Transferring, Adjusting, Changing

Adam went on a cleaning spree yesterday so I am happily looking round as much improved view. I have collected a rather large amount of crystal over the last few years. I don’t ever remember not loving Crystal, as a child my parents didn’t have a huge collection, but the had beautiful glasses of all types and a few bowls for deserts, I remember also a set of Grapefruit bowels for some reason. The Crystal was never really on display and only came out for use on special occasions or when they were having a dinner party. In my mind this then placed crystal as a special substance to be handled not just carefully but as seldom as possible.

It must be about 8 yrs ago I discovered that crystal was ridiculously cheap on Ebay and to be honest I knew it was then, and probably now, out of fashion. So I started collecting, I would say that I bought 2 or 3 items each month, but when I found that I could buy what in a shop would cost several hundred pounds for between £10 and £20, I was in my element. Unlike my Mother my crystal is not hidden it is all out on display, my collection just kept growing. If I was still working I have no doubt that I would still be buying. My Crystal to me is like life, it has beauty and sparkle and kept clean it seems to live in it’s own way, when the sun enters any room, then the real magic begins.

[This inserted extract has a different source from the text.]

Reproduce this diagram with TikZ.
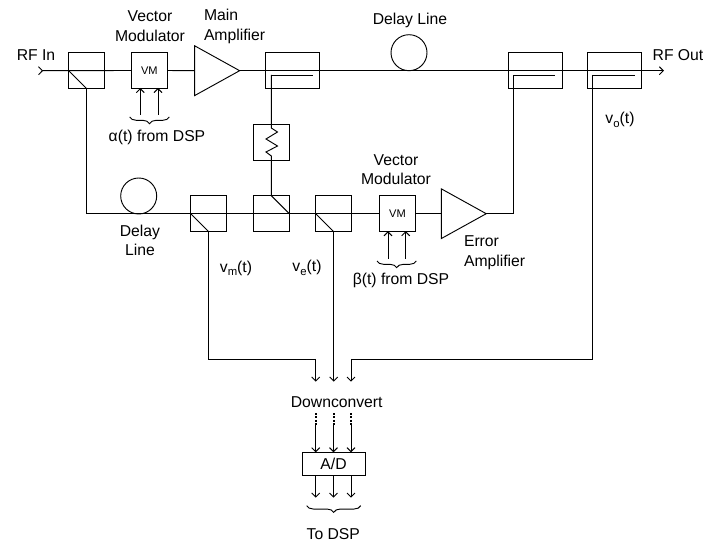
\documentclass[tikz,border=0pt]{standalone}
\usepackage{fontspec}
\setmainfont{Liberation Sans}
\usetikzlibrary{arrows.meta,shapes.geometric,decorations.pathreplacing}

\newcommand{\lowsub}[1]{\raisebox{-2.5pt}{\fontsize{8.5}{10}\selectfont #1}}

\begin{document}
\begin{tikzpicture}
  [x=0.75pt, y=-0.75pt, line width=0.7pt,
   >={Straight Barb[length=3pt,width=6pt]},
   pnode/.style={minimum size=0, inner sep=0, outer sep=0},
   lbl/.style={pnode, font=\fontsize{11.8}{14.6}\selectfont, align=center},
   box/.style={pnode, draw, minimum size=27pt},
   widebox/.style={box, minimum width=40.5pt},
   vmbox/.style={box, font=\fontsize{8.3}{10}\selectfont},
   delay/.style={pnode, draw, circle, minimum size=27pt},
   amp/.style={pnode, draw, isosceles triangle, isosceles triangle apex angle=57.8,
               isosceles triangle stretches, minimum width=37.3pt, minimum height=33.7pt,
               anchor=lower side},
   curly/.style={decorate, decoration={brace, mirror, amplitude=5pt}}]

  \useasboundingbox (0,0) rectangle (717,541);

  % upper branch
  \node[pnode] (rfin) at (38,70.7) {};
  \node[box] (split) at (86.5,70.5) {};
  \node[vmbox] (vma) at (149.3,70.5) {VM};
  \node[amp] (mainamp) at (194.7,70.7) {};
  \node[widebox] (ca) at (292.5,70.5) {};
  \node[delay] (dla) at (409,52.7) {};
  \node[widebox] (cb) at (535,70.5) {};
  \node[widebox] (cc) at (614.3,70.5) {};
  \node[pnode] (rfout) at (664,70.7) {};

  \draw[{Straight Barb[length=3pt,width=6pt,reversed]}-] (rfin) -- (vma.west);
  \draw (vma.east) -- (mainamp.lower side);
  \draw[->] (mainamp.apex) -- (rfout);
  \draw (split.west) -- (split.south);

  % couplers' inner lines
  \node[pnode] (taa) at (271.3,75) {};
  \node[pnode] (tae) at (313.3,75) {};
  \node[pnode] (tbb) at (513.3,75) {};
  \node[pnode] (tbe) at (555,75) {};
  \node[pnode] (tcc) at (592.3,75) {};
  \node[pnode] (tce) at (634.7,75) {};
  \draw (taa) -- (tae);
  \draw (tbb) -- (tbe);
  \draw (tcc) -- (tce);

  % lower branch
  \node[delay] (dlb) at (138.7,196) {};
  \node[box] (cm) at (208.7,213.7) {};
  \node[box] (cs) at (271.3,213.7) {};
  \node[box] (ce) at (333.7,213.7) {};
  \node[vmbox] (vmb) at (397.5,213.7) {VM};
  \node[amp] (erramp) at (441.3,213.7) {};

  \draw (split.south) |- (cm.west) -- (vmb.west);
  \draw (vmb.east) -- (erramp.lower side);
  \draw (erramp.apex) -| (tbb);
  \draw (cm.west) -- (cm.south);
  \draw (cs.north) -- (cs.east);
  \draw (ce.west) -- (ce.south);

  % resistor
  \node[box] (res) at (271.3,142.5) {};
  \draw (taa) -- (271.3,128) -- (277.5,132) -- (266,139) -- (277.5,146)
    -- (266,152) -- (271.3,156) -- (res.south) -- (cs.north);

  % vector modulator controls
  \node[pnode] (aa) at (140.3,115) {};
  \node[pnode] (ab) at (158,115) {};
  \node[pnode] (aat) at (140.3,88) {};
  \node[pnode] (abt) at (158,88) {};
  \draw[->] (aa) -- (aat);
  \draw[->] (ab) -- (abt);
  \node[pnode] (bra) at (129.7,117) {};
  \node[pnode] (brb) at (169.3,117) {};
  \draw[curly] (bra) -- (brb);

  \node[pnode] (ba) at (388,259) {};
  \node[pnode] (bb) at (405.7,259) {};
  \node[pnode] (bat) at (388,231.2) {};
  \node[pnode] (bbt) at (405.7,231.2) {};
  \draw[->] (ba) -- (bat);
  \draw[->] (bb) -- (bbt);
  \node[pnode] (brc) at (377,261) {};
  \node[pnode] (brd) at (416.3,261) {};
  \draw[curly] (brc) -- (brd);

  % to the downconverter
  \node[pnode] (dl) at (315.7,381.7) {};
  \node[pnode] (dm) at (333.7,381.7) {};
  \node[pnode] (dr) at (351,381.7) {};
  \node[pnode] (jl) at (315.7,359) {};
  \node[pnode] (jr) at (351,359) {};
  \draw[->] (cm.south) |- (jl) -- (dl);
  \draw[->] (ce.south) -- (dm);
  \draw[->] (tcc) |- (jr) -- (dr);

  \node[lbl] (down) at (336.7,401.7) {Downconvert};

  % A/D
  \node[pnode, draw, minimum width=47.25pt, minimum height=17pt, font=\fontsize{11.8}{14.6}\selectfont] (ad) at (333.5,463.7) {A/D};
  \node[pnode] (ql) at (315.7,413) {};
  \node[pnode] (qm) at (333.5,413) {};
  \node[pnode] (qr) at (351,413) {};
  \node[pnode] (rl) at (315.7,425) {};
  \node[pnode] (rm) at (333.5,425) {};
  \node[pnode] (rr) at (351,425) {};
  \node[pnode] (sl) at (315.7,452.3) {};
  \node[pnode] (sm) at (333.5,452.3) {};
  \node[pnode] (sr) at (351,452.3) {};
  \node[pnode] (tl) at (315.7,475) {};
  \node[pnode] (tm) at (333.5,475) {};
  \node[pnode] (tr) at (351,475) {};
  \node[pnode] (ul) at (315.7,497.7) {};
  \node[pnode] (um) at (333.5,497.7) {};
  \node[pnode] (ur) at (351,497.7) {};

  \tikzset{dotty/.style={line width=1.5pt, dash pattern=on 1.5pt off 1.1pt}}
  \draw[dotty] (ql) -- (rl);
  \draw[dotty] (qm) -- (rm);
  \draw[dotty] (qr) -- (rr);
  \draw[->] (rl) -- (sl);
  \draw[->] (rm) -- (sm);
  \draw[->] (rr) -- (sr);
  \draw[->] (tl) -- (ul);
  \draw[->] (tm) -- (um);
  \draw[->] (tr) -- (ur);
  \node[pnode] (bre) at (306.7,505.7) {};
  \node[pnode] (brf) at (360.7,505.7) {};
  \draw[curly] (bre) -- (brf);

  % labels
  \node[lbl] (lrfin) at (36,55) {RF In};
  \node[lbl] (lvma) at (150,26.3) {Vector\\Modulator};
  \node[lbl, align=left, anchor=west] (lmain) at (204,26.3) {Main\\Amplifier};
  \node[lbl] (lalpha) at (157,137) {α(t) from DSP};
  \node[lbl] (ldla) at (410,20) {Delay Line};
  \node[lbl] (lrfout) at (678,55) {RF Out};
  \node[lbl] (lvo) at (620,120) {v\lowsub{o}(t)};
  \node[lbl] (ldlb) at (140,240.5) {Delay\\Line};
  \node[lbl] (lvm) at (236,268) {v\lowsub{m}(t)};
  \node[lbl] (lve) at (307,268) {v\lowsub{e}(t)};
  \node[lbl] (lvmb) at (396,169.5) {Vector\\Modulator};
  \node[lbl, align=left, anchor=west] (lerr) at (464,252.5) {Error\\Amplifier};
  \node[lbl] (lbeta) at (401,280.7) {β(t) from DSP};
  \node[lbl] (ldsp) at (333.3,534) {To DSP};

\end{tikzpicture}
\end{document}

My crystal is of no real importance to anyone else but me, no one else sees it the way I do, or gets the pleasure I do from simply picking up a glass and running my fingers over the design. There are items I am sure in your home that gives you that same pleasure, things that the world outside would glance at or ignore, but to you mean everything. I may have gone a little further than most in the quantities I have bought, but I now see that I bought it as a tool to compensate for everything else I was loosing. The bulk of my crystal arrived after I hit the point that I needed a wheelchair. I bought more and more to replace in the world I was loosing. I also found that what I spent on other people also increased, I wanted to give my love in items, as I couldn’t show in any other way. I was wildly compensating, because the arrival of the wheelchair was the point that I knew was the final sign, the sign that I was disabled and not the person they or I once knew.

The impact on my life at the point was huge, it changed everything. Looking back I see so many thing that were signs that although I used bravado to cover, that I wasn’t dealing that well with the impact on me, at all. I suppose that I did what many do, the transferring of emotion into money. I was luck, I had a good job and I was a great with budgets and a clever finder of bargains, so I could manage the financial impact, dealing with numbers was easier than dealing with life. I wasn’t any stronger than others in my position, I wasn’t any better at adjusting, I was simply better at covering up. If I am to be brutally honest it was hellishly difficult to accept. I was angry at me, at my MS and at a lot of people who I had no right to be angry with. Adjustment takes time and in my case money, but I did adjust and I did eventually realise, I was still the same person, all that had changed was I could get around faster than anyone else.